Objective
Retype everything from the line that contains "Give me the matplotlib source for this chart." down to the line that contains "plt.rcParams['font.family'] = ['Lato', 'DejaVu", inclusive, without altering or adding anything.

Entries provided
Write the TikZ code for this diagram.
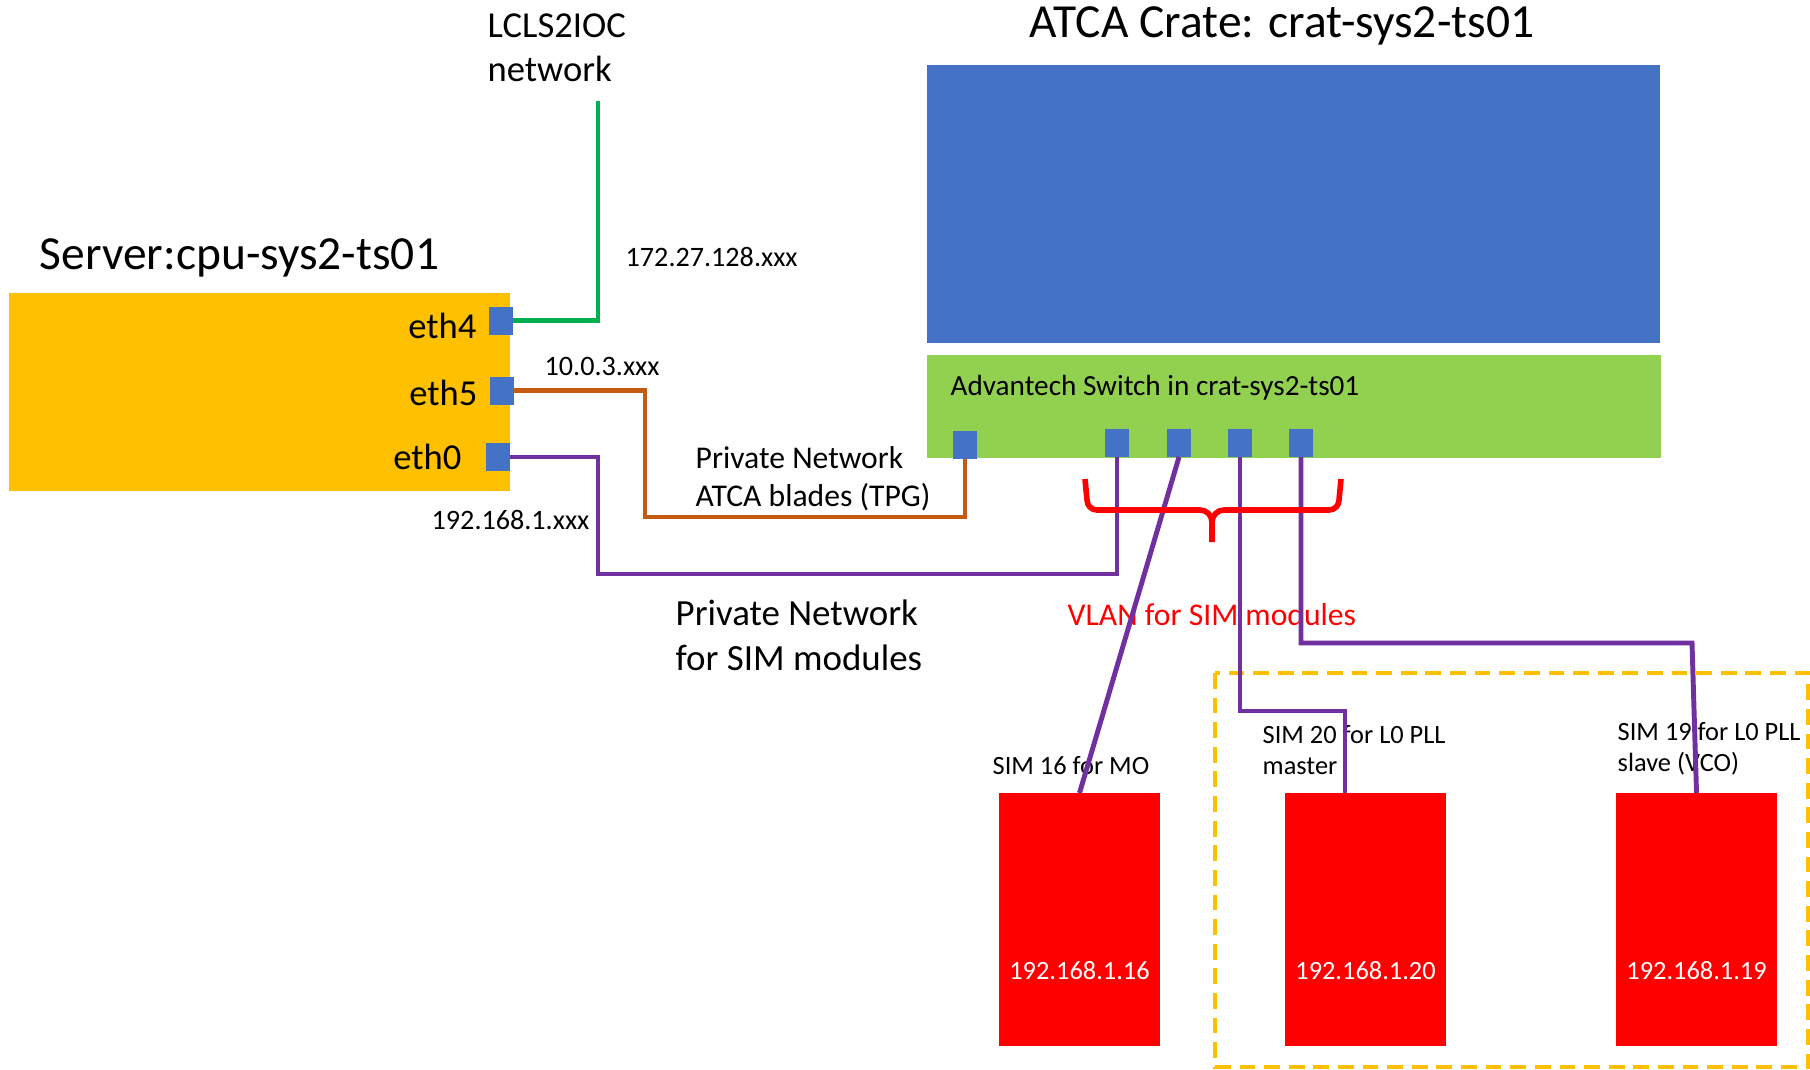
==
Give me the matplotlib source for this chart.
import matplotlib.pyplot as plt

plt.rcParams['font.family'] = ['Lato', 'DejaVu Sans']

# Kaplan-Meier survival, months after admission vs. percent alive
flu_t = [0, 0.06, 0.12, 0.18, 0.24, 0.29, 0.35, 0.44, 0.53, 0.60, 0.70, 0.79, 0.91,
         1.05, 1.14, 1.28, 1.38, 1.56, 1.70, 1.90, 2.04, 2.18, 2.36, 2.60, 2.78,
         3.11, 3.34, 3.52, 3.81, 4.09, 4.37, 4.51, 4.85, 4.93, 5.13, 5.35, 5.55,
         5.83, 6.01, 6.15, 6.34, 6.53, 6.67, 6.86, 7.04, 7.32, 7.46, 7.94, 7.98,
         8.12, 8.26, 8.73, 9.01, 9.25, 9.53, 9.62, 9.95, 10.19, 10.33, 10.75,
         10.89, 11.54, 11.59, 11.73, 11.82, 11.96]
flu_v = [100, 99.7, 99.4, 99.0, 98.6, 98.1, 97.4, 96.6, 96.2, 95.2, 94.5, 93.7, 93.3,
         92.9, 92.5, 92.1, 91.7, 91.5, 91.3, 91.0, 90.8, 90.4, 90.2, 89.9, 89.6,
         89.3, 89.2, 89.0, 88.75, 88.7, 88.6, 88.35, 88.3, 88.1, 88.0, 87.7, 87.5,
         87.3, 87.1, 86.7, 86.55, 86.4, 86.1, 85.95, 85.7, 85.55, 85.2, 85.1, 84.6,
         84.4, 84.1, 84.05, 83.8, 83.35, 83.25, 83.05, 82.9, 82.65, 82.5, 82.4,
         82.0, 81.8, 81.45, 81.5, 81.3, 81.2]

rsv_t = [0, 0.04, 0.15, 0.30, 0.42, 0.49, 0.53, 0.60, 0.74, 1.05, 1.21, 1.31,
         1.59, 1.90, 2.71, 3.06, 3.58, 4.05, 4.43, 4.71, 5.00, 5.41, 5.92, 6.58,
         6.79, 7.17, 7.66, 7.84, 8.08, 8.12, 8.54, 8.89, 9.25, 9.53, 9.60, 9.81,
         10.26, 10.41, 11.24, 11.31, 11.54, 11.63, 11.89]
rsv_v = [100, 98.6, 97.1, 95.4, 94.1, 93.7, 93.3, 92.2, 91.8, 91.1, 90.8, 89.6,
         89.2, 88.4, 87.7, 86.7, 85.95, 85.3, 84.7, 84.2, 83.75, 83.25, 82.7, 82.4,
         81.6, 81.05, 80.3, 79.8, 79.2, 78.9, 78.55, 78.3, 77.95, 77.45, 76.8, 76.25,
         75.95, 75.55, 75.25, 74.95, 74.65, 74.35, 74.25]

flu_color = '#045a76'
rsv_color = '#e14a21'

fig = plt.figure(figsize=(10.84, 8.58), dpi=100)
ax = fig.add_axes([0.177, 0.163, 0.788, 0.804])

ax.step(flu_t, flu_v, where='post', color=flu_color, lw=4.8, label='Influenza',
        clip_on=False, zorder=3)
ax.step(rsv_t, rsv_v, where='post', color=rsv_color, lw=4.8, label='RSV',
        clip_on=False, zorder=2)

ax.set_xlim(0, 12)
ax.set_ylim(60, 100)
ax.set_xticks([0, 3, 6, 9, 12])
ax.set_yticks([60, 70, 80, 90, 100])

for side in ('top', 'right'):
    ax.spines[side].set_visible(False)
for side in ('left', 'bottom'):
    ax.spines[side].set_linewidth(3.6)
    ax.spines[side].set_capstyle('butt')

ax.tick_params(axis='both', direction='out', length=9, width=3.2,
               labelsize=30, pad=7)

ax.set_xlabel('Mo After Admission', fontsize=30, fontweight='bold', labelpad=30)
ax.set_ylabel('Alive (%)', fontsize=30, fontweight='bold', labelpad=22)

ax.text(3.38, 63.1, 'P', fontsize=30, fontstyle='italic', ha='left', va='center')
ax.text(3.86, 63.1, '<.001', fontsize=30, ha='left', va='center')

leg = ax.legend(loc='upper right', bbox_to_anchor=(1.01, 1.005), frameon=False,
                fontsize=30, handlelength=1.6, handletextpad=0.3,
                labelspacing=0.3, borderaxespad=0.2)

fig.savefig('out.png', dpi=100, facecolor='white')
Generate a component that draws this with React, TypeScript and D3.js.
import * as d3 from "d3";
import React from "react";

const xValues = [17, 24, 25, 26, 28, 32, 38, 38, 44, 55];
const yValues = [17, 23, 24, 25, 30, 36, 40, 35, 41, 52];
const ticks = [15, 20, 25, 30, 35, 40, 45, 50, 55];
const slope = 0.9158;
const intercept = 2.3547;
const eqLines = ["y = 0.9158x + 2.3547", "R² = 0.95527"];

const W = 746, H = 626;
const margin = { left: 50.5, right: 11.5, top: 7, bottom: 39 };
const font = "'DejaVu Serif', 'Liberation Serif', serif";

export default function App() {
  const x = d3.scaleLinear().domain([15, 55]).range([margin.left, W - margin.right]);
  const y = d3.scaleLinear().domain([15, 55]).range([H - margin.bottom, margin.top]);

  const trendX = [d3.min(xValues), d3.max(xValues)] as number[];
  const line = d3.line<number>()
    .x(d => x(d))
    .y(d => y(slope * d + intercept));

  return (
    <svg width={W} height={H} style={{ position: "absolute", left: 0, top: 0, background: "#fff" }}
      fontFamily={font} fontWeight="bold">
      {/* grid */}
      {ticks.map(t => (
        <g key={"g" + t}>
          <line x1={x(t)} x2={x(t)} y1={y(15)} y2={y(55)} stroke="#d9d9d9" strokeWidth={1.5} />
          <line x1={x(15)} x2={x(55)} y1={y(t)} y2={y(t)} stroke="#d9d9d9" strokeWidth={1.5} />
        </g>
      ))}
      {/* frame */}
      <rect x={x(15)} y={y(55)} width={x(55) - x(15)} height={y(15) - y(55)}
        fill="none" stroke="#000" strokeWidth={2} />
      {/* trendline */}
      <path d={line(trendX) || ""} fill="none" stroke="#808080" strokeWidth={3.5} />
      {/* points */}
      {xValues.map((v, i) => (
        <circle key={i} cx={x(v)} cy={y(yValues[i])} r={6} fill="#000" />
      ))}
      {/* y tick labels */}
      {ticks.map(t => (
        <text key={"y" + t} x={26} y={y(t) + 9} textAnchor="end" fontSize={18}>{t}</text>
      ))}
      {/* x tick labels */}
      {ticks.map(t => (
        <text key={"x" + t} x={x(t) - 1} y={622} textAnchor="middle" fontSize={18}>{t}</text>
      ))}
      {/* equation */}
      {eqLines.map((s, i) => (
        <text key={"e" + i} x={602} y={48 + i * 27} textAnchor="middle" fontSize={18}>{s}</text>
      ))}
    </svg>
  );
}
---
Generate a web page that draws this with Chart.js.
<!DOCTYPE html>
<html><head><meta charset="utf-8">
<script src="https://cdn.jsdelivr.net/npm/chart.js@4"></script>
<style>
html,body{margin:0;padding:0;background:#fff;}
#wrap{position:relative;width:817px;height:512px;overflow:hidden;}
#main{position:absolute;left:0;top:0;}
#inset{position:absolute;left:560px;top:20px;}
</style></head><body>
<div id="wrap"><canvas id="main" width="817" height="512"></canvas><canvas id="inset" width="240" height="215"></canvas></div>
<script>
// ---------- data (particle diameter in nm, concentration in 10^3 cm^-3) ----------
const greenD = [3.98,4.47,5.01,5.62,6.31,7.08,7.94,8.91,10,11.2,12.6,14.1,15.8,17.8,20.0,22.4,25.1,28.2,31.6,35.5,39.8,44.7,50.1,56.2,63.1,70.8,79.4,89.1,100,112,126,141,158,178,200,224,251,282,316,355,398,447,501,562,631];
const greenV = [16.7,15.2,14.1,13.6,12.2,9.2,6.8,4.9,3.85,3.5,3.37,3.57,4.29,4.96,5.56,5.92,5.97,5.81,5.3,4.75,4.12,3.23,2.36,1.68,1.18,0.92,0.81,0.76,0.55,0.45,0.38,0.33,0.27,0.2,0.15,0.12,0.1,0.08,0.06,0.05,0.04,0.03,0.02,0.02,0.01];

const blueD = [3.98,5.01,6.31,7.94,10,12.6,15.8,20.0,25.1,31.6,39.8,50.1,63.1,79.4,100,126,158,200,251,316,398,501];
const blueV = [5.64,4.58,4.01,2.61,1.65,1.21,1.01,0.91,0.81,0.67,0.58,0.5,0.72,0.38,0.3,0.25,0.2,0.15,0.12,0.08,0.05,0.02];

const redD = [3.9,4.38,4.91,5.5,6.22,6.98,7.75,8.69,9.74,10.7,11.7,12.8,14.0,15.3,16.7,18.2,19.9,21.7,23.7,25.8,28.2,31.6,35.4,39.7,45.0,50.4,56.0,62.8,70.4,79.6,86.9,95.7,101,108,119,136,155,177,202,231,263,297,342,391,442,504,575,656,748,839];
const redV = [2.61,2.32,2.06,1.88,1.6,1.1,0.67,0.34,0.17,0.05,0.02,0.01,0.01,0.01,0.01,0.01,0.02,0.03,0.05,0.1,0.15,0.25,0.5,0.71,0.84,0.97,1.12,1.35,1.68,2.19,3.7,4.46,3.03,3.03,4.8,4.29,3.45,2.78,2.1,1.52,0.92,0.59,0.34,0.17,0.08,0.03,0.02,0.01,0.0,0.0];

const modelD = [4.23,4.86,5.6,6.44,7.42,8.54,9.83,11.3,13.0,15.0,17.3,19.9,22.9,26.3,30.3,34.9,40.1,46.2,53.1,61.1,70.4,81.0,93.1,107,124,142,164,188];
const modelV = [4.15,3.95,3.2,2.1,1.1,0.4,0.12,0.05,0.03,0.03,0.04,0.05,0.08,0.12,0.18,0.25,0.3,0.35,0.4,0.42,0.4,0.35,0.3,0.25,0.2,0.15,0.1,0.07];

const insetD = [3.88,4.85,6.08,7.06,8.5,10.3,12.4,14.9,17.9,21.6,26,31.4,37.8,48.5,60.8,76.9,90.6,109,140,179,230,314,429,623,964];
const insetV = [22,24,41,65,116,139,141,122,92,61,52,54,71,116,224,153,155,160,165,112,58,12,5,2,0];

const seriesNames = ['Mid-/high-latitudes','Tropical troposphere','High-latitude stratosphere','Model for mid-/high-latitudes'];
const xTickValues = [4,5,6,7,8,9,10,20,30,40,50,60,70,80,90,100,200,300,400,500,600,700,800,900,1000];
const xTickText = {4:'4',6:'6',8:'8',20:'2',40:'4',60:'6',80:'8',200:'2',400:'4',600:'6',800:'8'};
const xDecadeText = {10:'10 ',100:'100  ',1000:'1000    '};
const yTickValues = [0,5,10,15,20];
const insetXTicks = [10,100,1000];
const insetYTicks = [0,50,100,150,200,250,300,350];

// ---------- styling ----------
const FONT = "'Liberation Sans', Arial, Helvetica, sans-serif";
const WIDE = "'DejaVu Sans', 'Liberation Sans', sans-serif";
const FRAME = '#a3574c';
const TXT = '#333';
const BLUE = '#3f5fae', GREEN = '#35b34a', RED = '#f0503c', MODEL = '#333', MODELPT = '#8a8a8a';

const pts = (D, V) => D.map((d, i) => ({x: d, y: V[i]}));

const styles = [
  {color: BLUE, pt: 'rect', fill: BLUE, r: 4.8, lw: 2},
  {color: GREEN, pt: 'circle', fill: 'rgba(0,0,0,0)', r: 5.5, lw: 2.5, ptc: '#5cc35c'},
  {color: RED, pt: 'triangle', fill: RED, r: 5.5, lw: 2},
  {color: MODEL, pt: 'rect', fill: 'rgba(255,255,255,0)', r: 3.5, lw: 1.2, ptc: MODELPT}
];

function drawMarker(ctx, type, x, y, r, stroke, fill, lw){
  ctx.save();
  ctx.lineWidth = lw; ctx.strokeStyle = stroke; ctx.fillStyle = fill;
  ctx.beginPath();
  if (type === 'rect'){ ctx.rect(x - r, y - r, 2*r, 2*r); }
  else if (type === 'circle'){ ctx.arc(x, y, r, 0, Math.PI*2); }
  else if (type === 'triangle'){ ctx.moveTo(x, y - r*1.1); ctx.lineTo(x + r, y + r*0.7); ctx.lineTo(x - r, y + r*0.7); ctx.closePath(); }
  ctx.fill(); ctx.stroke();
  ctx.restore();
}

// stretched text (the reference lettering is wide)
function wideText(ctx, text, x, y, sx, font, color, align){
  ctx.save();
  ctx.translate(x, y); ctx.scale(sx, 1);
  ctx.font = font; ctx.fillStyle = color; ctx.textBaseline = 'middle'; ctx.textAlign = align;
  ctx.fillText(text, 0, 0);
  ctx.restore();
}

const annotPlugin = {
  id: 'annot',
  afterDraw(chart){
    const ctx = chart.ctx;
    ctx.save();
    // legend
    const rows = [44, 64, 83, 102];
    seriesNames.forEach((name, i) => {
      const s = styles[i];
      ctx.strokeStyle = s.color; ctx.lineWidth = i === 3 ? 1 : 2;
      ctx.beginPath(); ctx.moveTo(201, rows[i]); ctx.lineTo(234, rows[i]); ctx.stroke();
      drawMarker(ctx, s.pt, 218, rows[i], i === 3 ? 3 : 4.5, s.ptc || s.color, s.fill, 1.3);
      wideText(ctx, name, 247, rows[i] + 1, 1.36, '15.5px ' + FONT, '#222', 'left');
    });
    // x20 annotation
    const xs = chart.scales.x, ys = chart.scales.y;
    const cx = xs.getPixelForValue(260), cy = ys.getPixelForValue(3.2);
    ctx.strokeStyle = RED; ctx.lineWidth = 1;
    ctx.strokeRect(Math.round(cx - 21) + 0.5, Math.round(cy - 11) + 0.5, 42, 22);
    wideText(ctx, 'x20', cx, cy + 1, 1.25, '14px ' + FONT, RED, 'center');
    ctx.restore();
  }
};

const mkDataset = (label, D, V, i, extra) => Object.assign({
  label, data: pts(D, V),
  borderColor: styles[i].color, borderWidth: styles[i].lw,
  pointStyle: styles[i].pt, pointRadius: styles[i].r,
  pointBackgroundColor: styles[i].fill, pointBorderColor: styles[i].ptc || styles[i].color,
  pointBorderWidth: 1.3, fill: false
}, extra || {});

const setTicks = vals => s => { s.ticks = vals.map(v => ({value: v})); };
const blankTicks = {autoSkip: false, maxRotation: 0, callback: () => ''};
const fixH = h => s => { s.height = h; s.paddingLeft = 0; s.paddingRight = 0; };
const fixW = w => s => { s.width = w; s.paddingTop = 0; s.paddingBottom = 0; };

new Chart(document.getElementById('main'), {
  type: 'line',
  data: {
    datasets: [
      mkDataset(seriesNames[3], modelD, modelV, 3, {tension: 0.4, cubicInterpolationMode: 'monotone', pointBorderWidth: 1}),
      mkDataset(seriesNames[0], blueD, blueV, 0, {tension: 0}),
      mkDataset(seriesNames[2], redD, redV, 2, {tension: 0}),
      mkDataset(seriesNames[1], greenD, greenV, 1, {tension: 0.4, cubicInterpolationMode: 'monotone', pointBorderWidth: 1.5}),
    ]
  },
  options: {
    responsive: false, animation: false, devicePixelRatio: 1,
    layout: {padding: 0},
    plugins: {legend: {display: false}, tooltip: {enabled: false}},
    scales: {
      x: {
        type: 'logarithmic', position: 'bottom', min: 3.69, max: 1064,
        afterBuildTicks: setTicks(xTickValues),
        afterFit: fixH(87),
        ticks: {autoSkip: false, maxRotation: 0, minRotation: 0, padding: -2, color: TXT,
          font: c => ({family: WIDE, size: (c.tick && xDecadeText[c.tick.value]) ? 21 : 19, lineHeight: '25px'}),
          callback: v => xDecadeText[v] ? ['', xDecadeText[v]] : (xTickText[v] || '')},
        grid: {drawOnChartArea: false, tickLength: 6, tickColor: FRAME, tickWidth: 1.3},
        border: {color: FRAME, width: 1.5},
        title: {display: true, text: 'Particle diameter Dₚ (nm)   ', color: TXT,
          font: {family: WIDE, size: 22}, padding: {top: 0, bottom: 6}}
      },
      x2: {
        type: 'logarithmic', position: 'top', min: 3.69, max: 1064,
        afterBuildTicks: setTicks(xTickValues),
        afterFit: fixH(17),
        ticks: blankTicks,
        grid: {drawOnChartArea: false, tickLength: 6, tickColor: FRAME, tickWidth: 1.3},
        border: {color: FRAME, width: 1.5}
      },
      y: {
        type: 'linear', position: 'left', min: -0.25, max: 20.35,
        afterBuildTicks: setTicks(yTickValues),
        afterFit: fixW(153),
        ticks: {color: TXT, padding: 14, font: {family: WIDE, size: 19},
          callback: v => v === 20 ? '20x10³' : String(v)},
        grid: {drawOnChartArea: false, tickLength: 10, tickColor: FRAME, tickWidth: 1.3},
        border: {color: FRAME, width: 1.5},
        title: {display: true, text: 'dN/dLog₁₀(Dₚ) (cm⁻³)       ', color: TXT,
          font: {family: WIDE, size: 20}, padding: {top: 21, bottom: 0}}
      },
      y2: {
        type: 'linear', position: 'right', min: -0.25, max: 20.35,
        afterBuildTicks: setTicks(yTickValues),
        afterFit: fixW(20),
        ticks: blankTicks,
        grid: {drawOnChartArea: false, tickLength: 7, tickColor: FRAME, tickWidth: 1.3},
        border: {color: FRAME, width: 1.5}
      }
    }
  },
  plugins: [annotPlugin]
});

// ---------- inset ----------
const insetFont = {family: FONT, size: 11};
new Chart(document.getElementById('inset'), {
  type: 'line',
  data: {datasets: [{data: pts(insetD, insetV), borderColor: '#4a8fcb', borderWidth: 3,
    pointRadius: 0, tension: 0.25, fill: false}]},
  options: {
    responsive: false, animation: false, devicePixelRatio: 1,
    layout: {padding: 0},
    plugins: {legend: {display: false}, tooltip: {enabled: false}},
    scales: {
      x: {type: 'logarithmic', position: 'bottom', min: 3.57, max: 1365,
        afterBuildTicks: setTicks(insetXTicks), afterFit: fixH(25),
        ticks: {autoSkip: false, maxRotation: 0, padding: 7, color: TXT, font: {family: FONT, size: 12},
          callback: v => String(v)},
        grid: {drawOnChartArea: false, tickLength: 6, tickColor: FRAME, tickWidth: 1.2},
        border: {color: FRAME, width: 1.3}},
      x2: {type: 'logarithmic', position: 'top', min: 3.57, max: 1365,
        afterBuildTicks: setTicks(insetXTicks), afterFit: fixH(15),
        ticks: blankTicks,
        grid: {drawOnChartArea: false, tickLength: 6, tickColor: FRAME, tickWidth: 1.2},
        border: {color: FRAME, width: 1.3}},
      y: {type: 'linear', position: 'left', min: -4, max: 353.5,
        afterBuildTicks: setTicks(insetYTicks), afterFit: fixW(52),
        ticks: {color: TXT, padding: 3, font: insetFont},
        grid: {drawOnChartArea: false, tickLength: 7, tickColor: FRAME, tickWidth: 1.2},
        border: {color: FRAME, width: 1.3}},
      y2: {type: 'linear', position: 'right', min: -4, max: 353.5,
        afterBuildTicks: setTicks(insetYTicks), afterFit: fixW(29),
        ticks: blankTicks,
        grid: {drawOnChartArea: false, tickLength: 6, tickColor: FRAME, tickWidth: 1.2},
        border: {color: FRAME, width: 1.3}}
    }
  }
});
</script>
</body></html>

Final answer
Give me the matplotlib source for this chart.
import matplotlib.pyplot as plt

plt.rcParams['font.family'] = ['Lato', 'DejaVu Sans']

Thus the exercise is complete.